What Pawan Kalyan said
The actor-politician reportedly remarked that ‘regionalism is worse than terrorism' and warned that ‘if the issue is not addressed, tomorrow they may refuse to sing Vande Mataram and Jana Gana Mana'. He also drew flak for telling Telangana critics that the state was ‘not the jagir (fiefdom) of their father'.
Barring the Bharatiya Janata Party (BJP) — a Jana Sena ally — every major party has hit out at the Deputy CM over the comments.
How the row began
The flashpoint dates to last month, when political analyst and former MLC Professor K. Nageshwar claimed during a television debate that Pawan Kalyan, in his meeting with Union Home Minister Amit Shah, had demanded the arrest of YSR Congress Party leader and former Andhra Pradesh Chief Minister Y.S. Jagan Mohan Reddy.
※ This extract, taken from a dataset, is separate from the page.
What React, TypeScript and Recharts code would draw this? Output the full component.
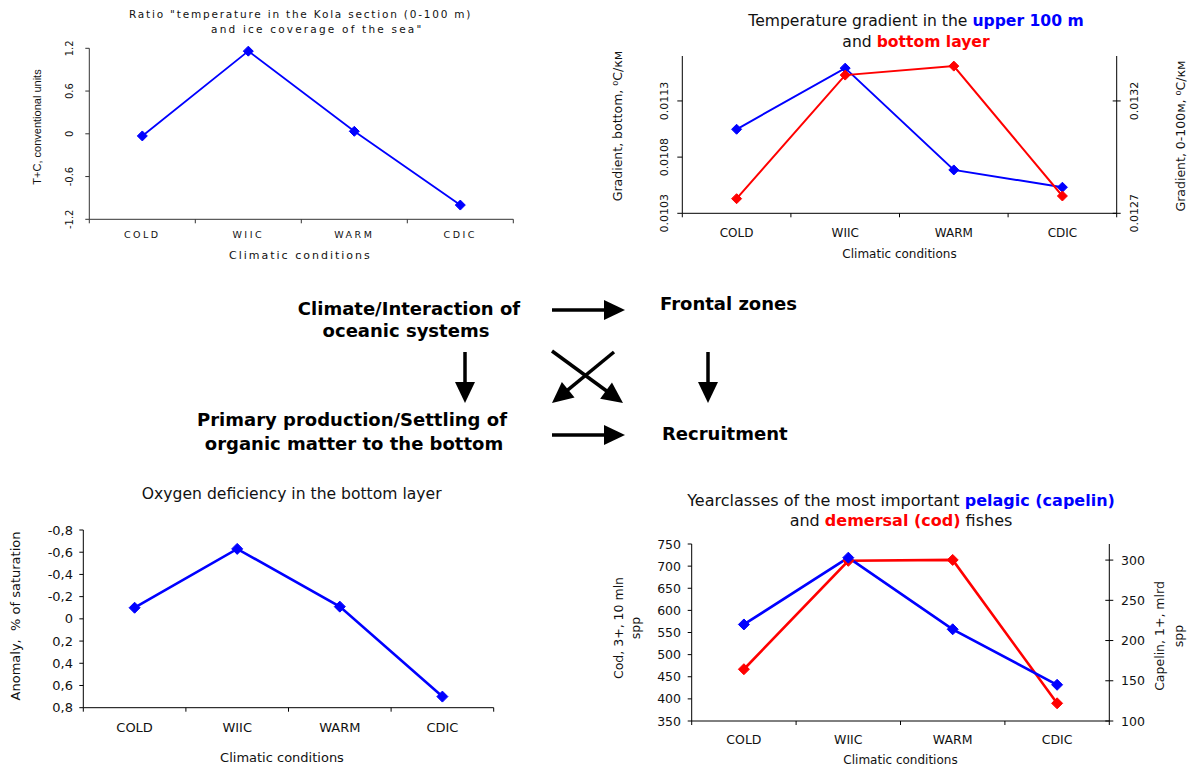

Nageshwar also reportedly suggested Shah had described the BJP-TDP-JSP alliance as ‘temporary' while calling Jagan a ‘long-term friend'.
After Jana Sena denied the claims and threatened legal action, Nageshwar withdrew his remarks. Andhra Pradesh Police, however, registered multiple FIRs against him for allegedly promoting enmity, intentional insult, spreading false information and criminal conspiracy. Telangana Police later provided him security at his residence.
Permission denied, tempers flare
Jana Sena had sought Cyberabad police clearance to hold the ‘Telangana Nava Nirmana Sankalpa Sabha' at a Gachibowli convention centre, citing an expected turnout of 2,000. The police rejected the request, citing a ‘substantial threat' to law and order and noting that recent utterances by Andhra leaders had ‘deeply hurt the sentiments of the people of Telangana'. The Telangana High Court declined relief on the party's House Motion petition.
Hours before the rejection, Telangana's Minister for Transport and Backward Classes Welfare Ponnam Prabhakar demanded that Pawan Kalyan apologise for his earlier ‘evil eye' remark — a reference to the actor-politician's reported claim that if Telangana people cast an eye, the coconut trees of Konaseema would wither. The Congress minister also recalled Pawan Kalyan's purported statement that he would stop eating for 11 days if Telangana was formed.
Opposition response
Bharat Rashtra Samithi (BRS) Working President K.T. Rama Rao said Telangana ‘needs no lessons of patriotism' from Pawan Kalyan. ‘We respect him as the Deputy Chief Minister of Andhra Pradesh. We admire him as an artist and as an actor. If he visits us as a brother, we will treat him with a Hyderabadi biryani but if he attempts to assert his dominance in our politics, we will not stand for it,' he said, recalling the 60-year struggle that culminated in statehood in 2014.
Responding to the ‘jagir' jibe, KTR said Telangana was ‘definitely the jagir of the sons of the soil of Telangana'. On Jana Sena's plan to contest elections in the state, he said any citizen could form a party under the Constitution, but a leader contesting from a state ‘should respect the aspirations of the people, their struggles and sacrifices'.
What's next
With Cinematography Minister Komatireddy Venkat Reddy having warned in December that Pawan Kalyan's films could be blocked from Telangana theatres absent an apology, the stand-off now threatens to spill from politics into the box office. Jana Sena's stated push into Telangana elections will test whether the actor-politician can repair the breach — or whether the sentiment war hardens into a longer electoral fault line.